■ **PROBLEM DETAILS**: Every line below is to be copied exactly, with the pictures left out.

╔══

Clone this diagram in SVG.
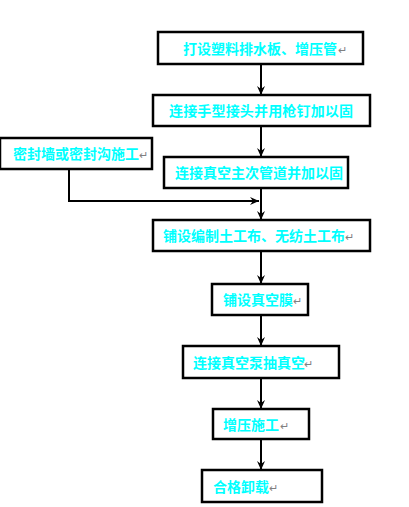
<svg xmlns="http://www.w3.org/2000/svg" width="409" height="507" viewBox="0 0 409 507">
<style>
.box{fill:#fff;stroke:#000;stroke-width:2.5}
.t{font-family:"Noto Sans CJK SC","Liberation Sans",sans-serif;font-size:14px;font-weight:bold;fill:#00FFFF;dominant-baseline:central}
.r{font-family:"Liberation Sans",sans-serif;font-size:11px;fill:#808080;dominant-baseline:central}
.c{fill:none;stroke:#000;stroke-width:2}
</style>
<defs>
<marker id="a" markerUnits="userSpaceOnUse" markerWidth="10" markerHeight="10" refX="9" refY="5" orient="auto">
<path d="M0,1 L9,5 L0,9 L3,5 Z" fill="#000"/>
</marker>
</defs>
<rect width="409" height="507" fill="#fff"/>
<g id="connectors">
<line class="c" x1="261" y1="64" x2="261" y2="95" marker-end="url(#a)"/>
<line class="c" x1="261" y1="126" x2="261" y2="157" marker-end="url(#a)"/>
<line class="c" x1="261" y1="188" x2="261" y2="220" marker-end="url(#a)"/>
<polyline class="c" points="69,169 69,201 259,201" marker-end="url(#a)"/>
<line class="c" x1="261" y1="251" x2="261" y2="284" marker-end="url(#a)"/>
<line class="c" x1="261" y1="315" x2="261" y2="346" marker-end="url(#a)"/>
<line class="c" x1="261" y1="378" x2="261" y2="409" marker-end="url(#a)"/>
<line class="c" x1="261" y1="439" x2="261" y2="470" marker-end="url(#a)"/>
</g>
<g id="n1"><rect class="box" x="158" y="32" width="205" height="32"/><text class="t" x="183" y="48">打设塑料排水板、增压管</text><text class="r" x="338" y="50">↵</text></g>
<g id="n2"><rect class="box" x="153" y="95" width="217" height="31"/><text class="t" x="169" y="110" textLength="184">连接手型接头并用枪钉加以固</text></g>
<g id="n3"><rect class="box" x="0" y="138" width="152" height="31"/><text class="t" x="13" y="153">密封墙或密封沟施工</text><text class="r" x="139" y="155">↵</text></g>
<g id="n4"><rect class="box" x="164" y="157" width="184" height="31"/><text class="t" x="175" y="172" textLength="168">连接真空主次管道并加以固</text></g>
<g id="n5"><rect class="box" x="153" y="220" width="217" height="31"/><text class="t" x="163" y="235">铺设编制土工布、无纺土工布</text><text class="r" x="345" y="237">↵</text></g>
<g id="n6"><rect class="box" x="212" y="284" width="96" height="31"/><text class="t" x="223" y="299">铺设真空膜</text><text class="r" x="293" y="301">↵</text></g>
<g id="n7"><rect class="box" x="183" y="346" width="156" height="32"/><text class="t" x="193" y="362">连接真空泵抽真空</text><text class="r" x="304" y="364">↵</text></g>
<g id="n8"><rect class="box" x="213" y="409" width="96" height="30"/><text class="t" x="223" y="424">增压施工</text><text class="r" x="280" y="426">↵</text></g>
<g id="n9"><rect class="box" x="202" y="470" width="120" height="32"/><text class="t" x="213" y="486">合格卸载</text><text class="r" x="269" y="488">↵</text></g>
</svg>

╚══

■ **THE OUTPUT**:
Clone this diagram in SVG.
<svg xmlns="http://www.w3.org/2000/svg" width="409" height="507" viewBox="0 0 409 507">
<style>
.box{fill:#fff;stroke:#000;stroke-width:2.5}
.t{font-family:"Noto Sans CJK SC","Liberation Sans",sans-serif;font-size:14px;font-weight:bold;fill:#00FFFF;dominant-baseline:central}
.r{font-family:"Liberation Sans",sans-serif;font-size:11px;fill:#808080;dominant-baseline:central}
.c{fill:none;stroke:#000;stroke-width:2}
</style>
<defs>
<marker id="a" markerUnits="userSpaceOnUse" markerWidth="10" markerHeight="10" refX="9" refY="5" orient="auto">
<path d="M0,1 L9,5 L0,9 L3,5 Z" fill="#000"/>
</marker>
</defs>
<rect width="409" height="507" fill="#fff"/>
<g id="connectors">
<line class="c" x1="261" y1="64" x2="261" y2="95" marker-end="url(#a)"/>
<line class="c" x1="261" y1="126" x2="261" y2="157" marker-end="url(#a)"/>
<line class="c" x1="261" y1="188" x2="261" y2="220" marker-end="url(#a)"/>
<polyline class="c" points="69,169 69,201 259,201" marker-end="url(#a)"/>
<line class="c" x1="261" y1="251" x2="261" y2="284" marker-end="url(#a)"/>
<line class="c" x1="261" y1="315" x2="261" y2="346" marker-end="url(#a)"/>
<line class="c" x1="261" y1="378" x2="261" y2="409" marker-end="url(#a)"/>
<line class="c" x1="261" y1="439" x2="261" y2="470" marker-end="url(#a)"/>
</g>
<g id="n1"><rect class="box" x="158" y="32" width="205" height="32"/><text class="t" x="183" y="48">打设塑料排水板、增压管</text><text class="r" x="338" y="50">↵</text></g>
<g id="n2"><rect class="box" x="153" y="95" width="217" height="31"/><text class="t" x="169" y="110" textLength="184">连接手型接头并用枪钉加以固</text></g>
<g id="n3"><rect class="box" x="0" y="138" width="152" height="31"/><text class="t" x="13" y="153">密封墙或密封沟施工</text><text class="r" x="139" y="155">↵</text></g>
<g id="n4"><rect class="box" x="164" y="157" width="184" height="31"/><text class="t" x="175" y="172" textLength="168">连接真空主次管道并加以固</text></g>
<g id="n5"><rect class="box" x="153" y="220" width="217" height="31"/><text class="t" x="163" y="235">铺设编制土工布、无纺土工布</text><text class="r" x="345" y="237">↵</text></g>
<g id="n6"><rect class="box" x="212" y="284" width="96" height="31"/><text class="t" x="223" y="299">铺设真空膜</text><text class="r" x="293" y="301">↵</text></g>
<g id="n7"><rect class="box" x="183" y="346" width="156" height="32"/><text class="t" x="193" y="362">连接真空泵抽真空</text><text class="r" x="304" y="364">↵</text></g>
<g id="n8"><rect class="box" x="213" y="409" width="96" height="30"/><text class="t" x="223" y="424">增压施工</text><text class="r" x="280" y="426">↵</text></g>
<g id="n9"><rect class="box" x="202" y="470" width="120" height="32"/><text class="t" x="213" y="486">合格卸载</text><text class="r" x="269" y="488">↵</text></g>
</svg>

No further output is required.